Absolutely any thoughts, links, guides, pointers etc are welcome on this. I'd also love to hear thoughts on the above options we'd already considered.

Many thanks in advance for any input!

Update 5th March '12

Some fantastic responses so far, thank you very much everyone!

Going by the responses to this question so far, I'm beginning to think the following route is the way:

  • Tier the available storage to the VMWare cluster and place VM disks on suitable storage for their workloads.
  • Potentially make use of a SAN that is able to manage the placement of data on to suitable storage automagically.
  • Infiniband looks to be the most cost effective to get the required bandwidth with the hosts at full capacity.

It definitely sounds like it would be worth making use of the pre-sales services of a major SAN vendor to get their take on the scenario.

I'm going to continue to consider this problem for a while. In the mean time any more advise gratefully received!

Best Answer

The key to a good VMWare storage platform is understanding what kind of load VMWare generates.

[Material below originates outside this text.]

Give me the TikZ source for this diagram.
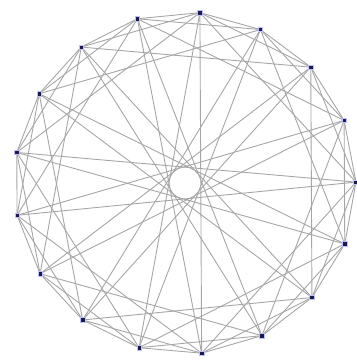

  • First, since you host a lot of servers, the workload is typically random. There are many IO streams going at the same time, and not many of them can be successfully pre-cached.
  • Second, it's variable. During normal operations, you may see 70% random reads, however the instant you decide to move a VM to a new datastore or something, you'll see a massive 60GB sequential write. If you're not careful about architecture, this can cripple your storage's ability to handle normal IO.
  • Third, a small portion of your environment will usually generate a large portion of the storage workload.

The best way to approach building storage for a VMWare platform is to start with the fundamentals.

  • You need the ability to service a large random read workload, which means smaller faster drives, as well as possibly SSD. Most modern storage systems allow you to move data around automatically depending on how it's accessed. If you are going to use SSD, you want to ensure this is how you use it. It should be there as a way of gradually reducing hot-spots. Whether you use SSD or not, it's beneficial to be able to put all the work across all the drives, so something with a type of storage pooling would be beneficial.
  • You need the ability to service intermittent large writes, which doesn't care as much about the spindle speed of the underlying drives, but does care about the controller stack's efficiency and the size of the cache. If you have mirrored caching (which is not optional unless you're willing to go back to backups whenever you have a controller failure), the bandwidth between the two caches used for mirroring will be your bottleneck for large sequential writes, usually. Ensure that whatever you get has a high speed controller (or cluster) interconnect for write caching. Do your best to get a high speed front end network with as many ports as you can get while remaining realistic on price. The key to good front end performance is to put your storage load across as many front end resources as possible.
  • You can seriously reduce costs by having a tier for low priority storage, as well as thin provisioning. If your system isn't automatically migrating individual blocks to cheap large/slow drives (like nearline SAS or SATA with 7200 RPM and 2TB+ sizes), try to do it manually. Large slow drives are excellent targets for archives, backups, some file systems, and even servers with low usage.
  • Insist that the storage is VAAI integrated so that VMWare can de-allocate unused parts of the VMs as well as the datastores.